A rendering of "Tokyo Brushstroke I & II" by Roy Lichtenstein installed at the entrance to the Parrish Art Museum. Courtesy Parrish Art Museum


Tokyo Brushstroke I & II is made of painted and fabricated aluminum.  Tokyo Brushstroke I is around 33 feet high and weighs over 12,000 pounds. The sculpture is taller than the museum itself. Tokyo Brushstroke II is around 19 feet high and weighs 5,000 pounds.

The pair is part of a series of Lichtenstein's "brushstroke" sculptures that were mainly constructed in the 1990s, according to the museum. Similar works in the series can be found in Madrid, Paris, Singapore, Washington, D.C., and other cities.

Lichtenstein said of the work, “It’s a symbol of something it isn’t and that is part of the irony I’m interested in."

The sculpture raises questions on the contradictions between the ephemeral nature of the artist's brushstroke and the monumentality and permanence of art, according to the Parrish.

Roy Lichtenstein (1923-1997) was an American pop art painter active in New York City from the 1960s until his death in 1997. He is best known for his iconic large-scale paintings based on comic books.
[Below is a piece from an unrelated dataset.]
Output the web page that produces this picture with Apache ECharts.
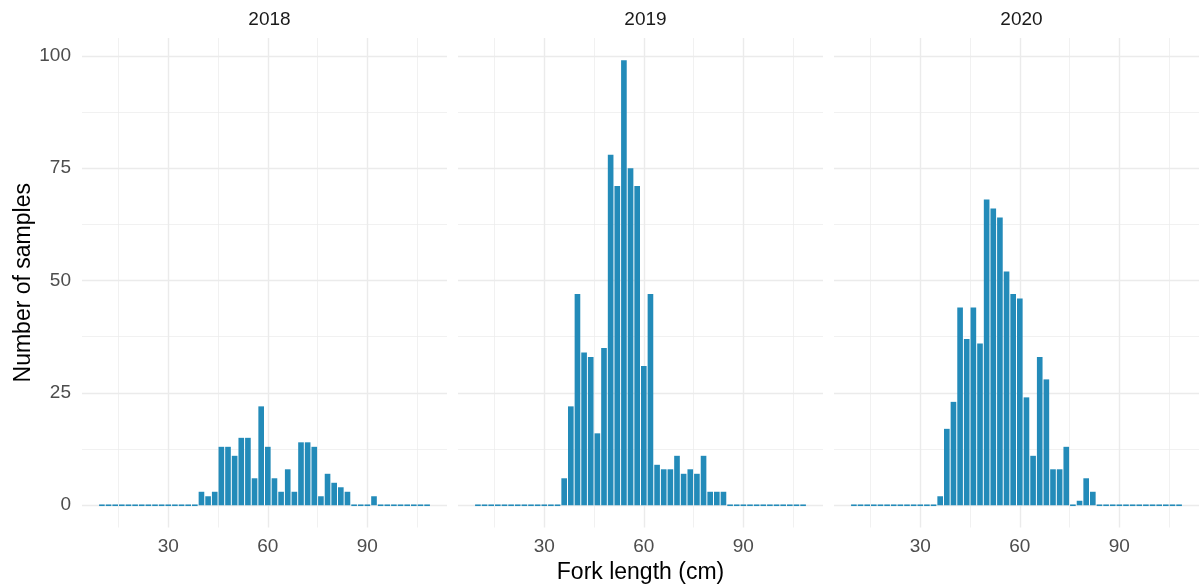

Lichtenstein and his wife, Dorothy, moved to Southampton in 1970 to live year-round.

Dorothy Lichtenstein continues to be a strong supporter of arts and culture on the East End. She serves on the Board of Trustees for the Parrish Art Museum and the Stony Brook Foundation and on the International Advisory Board of LongHouse Reserve. She is president of the Roy Lichtenstein Foundation, based in New York City.

In 1982, the Parrish organized an exhibition of 48 Lichtenstein paintings from 1951 to the early 1980s. The show was the first to include rarely seen early works such as the iconic Look Mickey (1961). Other Lichtenstein exhibitions at the Parrish include "The Prints of Roy Lichtenstein(1995) and "Roy Lichtenstein: American Indian Encounters(2006). In 1995, the Parrish Art Museum installed the monumental stainless steel sculpture Modern Head (1989) at Agawam Park in Southampton Village.

BASIC FACTS: Tokyo Brushstroke I & II by Roy Lichtenstein will be installed on March 27 and 28, 2014 near the Montauk Highwy entrance to the Parrish Art Museum grounds. The museum is located at 279 Montauk Hwy, Water Mill, NY 11976. www.parrishart.org.

UPDATE 03/27/14: The predicted snow storm and high winds delayed the installation. The works are expected to be installed shortly.

UPDATED 06/11/14: The sculptures were installed on the Parrish campus on April 18, 2014.